Le documentaire «La rockeuse du désert» dresse le portrait de Hasna El Becharia, l’emblématique doyenne des femmes gnawas algériennes. A travers ce biopic musical, Sara Nacer, la cinéaste algéro-canadienne, nous livre un récit intime aux résonances venues du désert.
Primé au festival «Vues d’Afrique», édition 2022, le documentaire est le fruit d’une décennie de travail immersif dans l’univers de Hasna El Becharia, première adepte femme du gnawi, un genre musicale nord-africain à caractère ésotérique et confrérique des communautés d’origine subsahariennes, à faire évoluer le genre extra muros et à avoir manipuler le goumbri, un instrument réservé qu’aux hommes initiés. Hasna, par cette transgression, repousse les diktats exercés sur elle en tant que femme de la communauté gnawie.
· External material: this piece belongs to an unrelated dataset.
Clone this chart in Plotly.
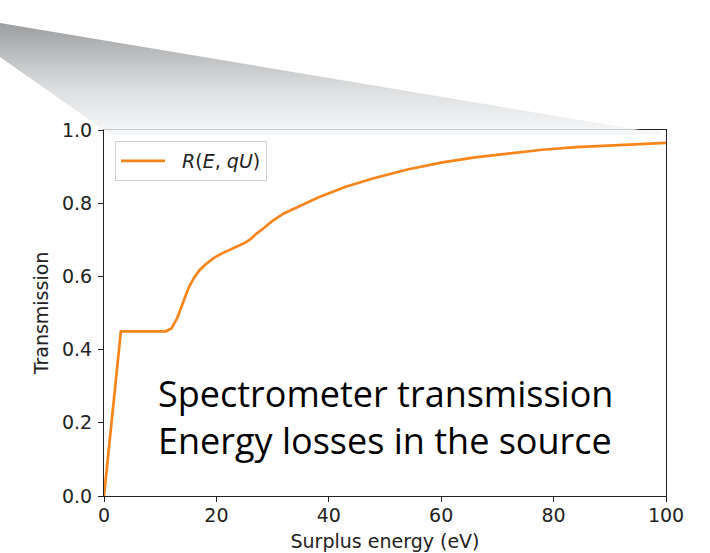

Ce film documentaire, qui sera projeté le 31 mars en cours à Alger et le 3 avril prochain à Oran, est «un vibrant hommage à l’icône de la musique et du chant diwane au féminin que j’ai suivie pendant dix ans et dans lequel j’ai essayé de dépeindre une artiste dans sa vie, tant personnelle qu’artistique, sans cesse jalonnée d’épreuves difficiles», a indiqué Sara Nacer lors d’un entretien téléphonique avec l’APS en marge de son séjour en Algérie.
«Je suis très heureuse que les publics algérois et oranais puissent enfin découvrir ce film après sa projection aux rencontres cinématographiques de Béjaïa en septembre dernier et au festival Atri de Taghit (Béchar) en février 2023. J’espère que d’autres projections auront lieu dans d’autres villes du pays dans la perspective d’une meilleure connaissance du public de cette artiste de l’art diwane», a ajouté la réalisatrice.
«La rockeuse du déserté», d’une durée de 1 heure et 15 minutes, tourné et réalisé sur une période de presque dix ans, est un portrait intime et profond de Hasna El Bacharia, l’unique femme à jouer avec dextérité le goumbri, unique instrument à cordes de la musique et la danse diwane et qui a été par le passé réservé uniquement aux maâlmine (hommes), a-t-elle expliqué. «En étant l’unique femme-artiste a joué le goumbri, Hasna El Bacharia est la première musicienne qui a dépassé les barrières sociales des rituels tant sacrés que profanes de la culture diwane dans le pays», a-t-elle ajouté.
Ce long métrage a, depuis sa sortie en 2022, décroché plusieurs prix et récompenses internationales, notamment le prix du meilleur long métrage documentaire catégorie «Regards d’ici» au festival international Vues d’Afrique de Montréal (Canada) en 2022, le prix du meilleur long métrage documentaire au San Francisco Arab Film Festival en 2022 (Etats-Unis), le prix du meilleur film réalisé par une femme au Swedish International Film Festival (Suède) en plus du grand prix du jury du film-documentaire (Bantu du Jury) au Festival international de films africains et afro-descendants «Bangui, fait son Cinéma» (République centrafricaine). Il a également reçu la mention spéciale du jury au Ahmed Attia Award for the Dialogue of Cultures en 2022 (Espagne) lors du Euromed docs Market et Pitching forum, a été finaliste de la catégorie du meilleur long métrage au Social Impact Film and Art Festival de Montréal (Canada) en 2022 et, enfin, nominé pour The Public Award for the Best Film Directed by a Woman of Color à New York (Etats-Unis).
Au sujet de ses futurs projets cinématographiques, la jeune cinéaste algéro-canadienne a déclaré qu’elle sera dans la continuité de ce long-métrage, à savoir la poursuite de l’exploration du patrimoine culturel, matériel et immatériel algérien dans le but de le mettre en exergue et le promouvoir.